Le français, nouvelle langue de l’Europe post-Brexit?
Le correspondant à Bruxelles depuis vingt-cinq ans du journal
Libération Jean Quatremer a des souvenirs précis:
«Dans les années 90, et même encore au tout début des années 2000, on parlait encore beaucoup français dans les enceintes européennes. Quasiment tous les diplomates et hauts fonctionnaires s’exprimaient aisément en français», une des trois langues de travail des institutions européennes avec l’anglais et l’allemand. La situation a commencé à changer avec l’arrivée de la Suède, la Finlande et l’Autriche en 1995, volontiers anglophones, et a basculé avec le méga-élargissement de 2004. Aujourd’hui, sauf à la Cour de justice où le français perdure, les 28 Etats membres de l’UE travaillent principalement en anglais, les documents les plus importants étant ensuite traduits dans les 24 langues officielles. Quand la Suisse négocie à Bruxelles, tout se passe en anglais, dès lors qu’un seul participant n’est pas francophone.
Le départ des Britanniques pourrait donc être un séisme.
En effet le Royaume-Uni est le seul pays qui a choisi l’anglais comme langue officielle, celle de l’Irlande étant le gaélique et celle de Malte le maltais, pour des raisons de politique intérieure. Or l’Union ne peut légalement pas travailler ou communiquer dans une langue officiellement déposée par aucun de ses membres… Casse-tête diplomatique en vue. «Doucement mais sûrement, la part de l’anglais va diminuer», a aimablement prévenu, en anglais, Jean-Claude Juncker, le président de la Commission en 2017, devant un aréopage de diplomates à Florence. Avant de continuer son discours en français.
L’Irlande propose bien que l’anglais reste langue des traités européens et langue officielle, mais des juristes font remarquer que cela devrait passer par un vote à l’unanimité du Conseil européen sur l’article 1 du règlement 1/1958, selon lequel «le régime linguistique des institutions de l’Union est fixé, sans préjudice des dispositions prévues par le statut de la Cour de justice, par le Conseil statuant à l’unanimité par voie de règlements». Peut-on imaginer les Allemands, les Autrichiens et surtout les Français voter pour le maintien de l’anglais, quand Emmanuel Macron a annoncé vouloir renforcer la francophonie? Et l’UE pourrait-elle travailler dans une langue parlée par seulement 38% de ses membres?
De fait, la domination de l’anglais paraît difficilement réversible. Le Guardian a calculé en 2014 qu’entre 2008 et 2012, plus de 1,6 million de pages ont été traduites en anglais par la Commission, contre seulement 72 662 en français.

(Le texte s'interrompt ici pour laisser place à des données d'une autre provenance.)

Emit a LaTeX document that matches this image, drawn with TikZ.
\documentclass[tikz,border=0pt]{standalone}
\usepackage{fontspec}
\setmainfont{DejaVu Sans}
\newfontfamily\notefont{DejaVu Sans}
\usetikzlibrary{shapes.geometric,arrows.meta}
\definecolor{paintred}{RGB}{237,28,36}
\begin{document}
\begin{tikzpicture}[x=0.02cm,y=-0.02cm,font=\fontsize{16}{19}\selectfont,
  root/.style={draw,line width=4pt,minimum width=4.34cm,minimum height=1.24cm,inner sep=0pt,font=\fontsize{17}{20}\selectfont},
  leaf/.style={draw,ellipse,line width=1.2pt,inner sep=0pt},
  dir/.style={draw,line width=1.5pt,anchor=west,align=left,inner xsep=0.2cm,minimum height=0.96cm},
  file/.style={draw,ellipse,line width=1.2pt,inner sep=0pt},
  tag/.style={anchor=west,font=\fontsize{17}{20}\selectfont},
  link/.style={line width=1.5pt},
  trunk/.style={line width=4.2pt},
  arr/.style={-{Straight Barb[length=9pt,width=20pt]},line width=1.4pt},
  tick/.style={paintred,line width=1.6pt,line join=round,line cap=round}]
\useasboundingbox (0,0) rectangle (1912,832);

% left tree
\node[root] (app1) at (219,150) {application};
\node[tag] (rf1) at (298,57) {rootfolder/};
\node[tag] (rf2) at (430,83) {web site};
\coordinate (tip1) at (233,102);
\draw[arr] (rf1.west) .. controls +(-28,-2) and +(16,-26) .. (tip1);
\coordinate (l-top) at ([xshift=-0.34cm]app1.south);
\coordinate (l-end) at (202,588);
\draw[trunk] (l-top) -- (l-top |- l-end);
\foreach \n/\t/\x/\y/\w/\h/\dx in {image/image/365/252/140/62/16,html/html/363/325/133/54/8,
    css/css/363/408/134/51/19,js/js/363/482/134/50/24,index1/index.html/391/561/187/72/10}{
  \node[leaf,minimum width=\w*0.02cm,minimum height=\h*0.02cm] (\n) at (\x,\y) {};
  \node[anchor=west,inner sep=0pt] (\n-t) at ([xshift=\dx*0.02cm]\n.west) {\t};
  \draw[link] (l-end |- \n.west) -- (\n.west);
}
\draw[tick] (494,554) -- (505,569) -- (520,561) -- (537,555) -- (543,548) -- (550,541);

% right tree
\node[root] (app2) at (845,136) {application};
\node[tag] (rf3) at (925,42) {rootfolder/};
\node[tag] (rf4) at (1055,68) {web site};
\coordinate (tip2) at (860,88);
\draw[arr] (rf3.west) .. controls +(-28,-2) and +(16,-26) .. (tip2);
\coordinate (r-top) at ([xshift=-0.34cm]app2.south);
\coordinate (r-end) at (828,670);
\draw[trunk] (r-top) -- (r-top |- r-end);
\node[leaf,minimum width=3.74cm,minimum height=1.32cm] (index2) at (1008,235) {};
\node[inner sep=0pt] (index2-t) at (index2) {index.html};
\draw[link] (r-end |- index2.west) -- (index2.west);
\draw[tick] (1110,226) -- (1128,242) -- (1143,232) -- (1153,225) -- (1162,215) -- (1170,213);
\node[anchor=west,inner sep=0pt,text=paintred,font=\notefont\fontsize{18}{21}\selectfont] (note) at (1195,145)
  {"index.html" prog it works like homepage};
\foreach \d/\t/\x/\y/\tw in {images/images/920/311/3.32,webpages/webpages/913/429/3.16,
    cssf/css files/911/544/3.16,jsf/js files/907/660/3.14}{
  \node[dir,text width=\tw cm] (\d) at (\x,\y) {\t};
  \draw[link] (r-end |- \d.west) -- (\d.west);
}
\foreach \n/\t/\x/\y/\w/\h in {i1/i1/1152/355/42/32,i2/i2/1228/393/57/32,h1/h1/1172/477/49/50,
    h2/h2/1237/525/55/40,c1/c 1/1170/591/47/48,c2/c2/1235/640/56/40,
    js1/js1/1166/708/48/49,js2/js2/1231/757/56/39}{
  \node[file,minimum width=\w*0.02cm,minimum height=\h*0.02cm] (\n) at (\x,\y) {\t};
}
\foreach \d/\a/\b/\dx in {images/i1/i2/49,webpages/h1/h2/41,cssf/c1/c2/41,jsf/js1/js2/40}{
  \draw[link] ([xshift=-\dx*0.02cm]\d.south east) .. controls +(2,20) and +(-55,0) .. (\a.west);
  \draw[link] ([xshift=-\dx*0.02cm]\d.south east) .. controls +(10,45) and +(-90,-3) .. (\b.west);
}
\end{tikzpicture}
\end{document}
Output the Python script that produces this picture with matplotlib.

L’anglais est aussi la langue la plus étudiée en Europe. Certains experts avancent donc a contrario que l’anglais après le Brexit pourrait devenir une véritable lingua franca neutre et dépolitisée, une fois détachée de son cadre national politique. Mais son registre traduisant sa vision du monde, une langue peut-elle jamais réellement être neutre?
Les anglophones de langue maternelle étaient jusqu’ici dans une position avantageuse; que l’anglais devienne une langue de contact en étant pour tous une deuxième langue assurerait en tout cas plus d’égalité entre les interlocuteurs, selon un ancien ambassadeur suisse familier des arcanes bruxellois. Qui pense que ce nouveau sujet de débat ne fera qu’ajouter encore un peu de complexité aux affaires européennes… Jean Quatremer, le correspondant de Libération, lui, pointe les dangers de l’«euroglobish», cet anglais trituré dans tous les sens, qui, «n’étant maîtrisé parfaitement par personne, donne déjà lieu à des textes juridiques compliqués, parfois imprécis et peu solides».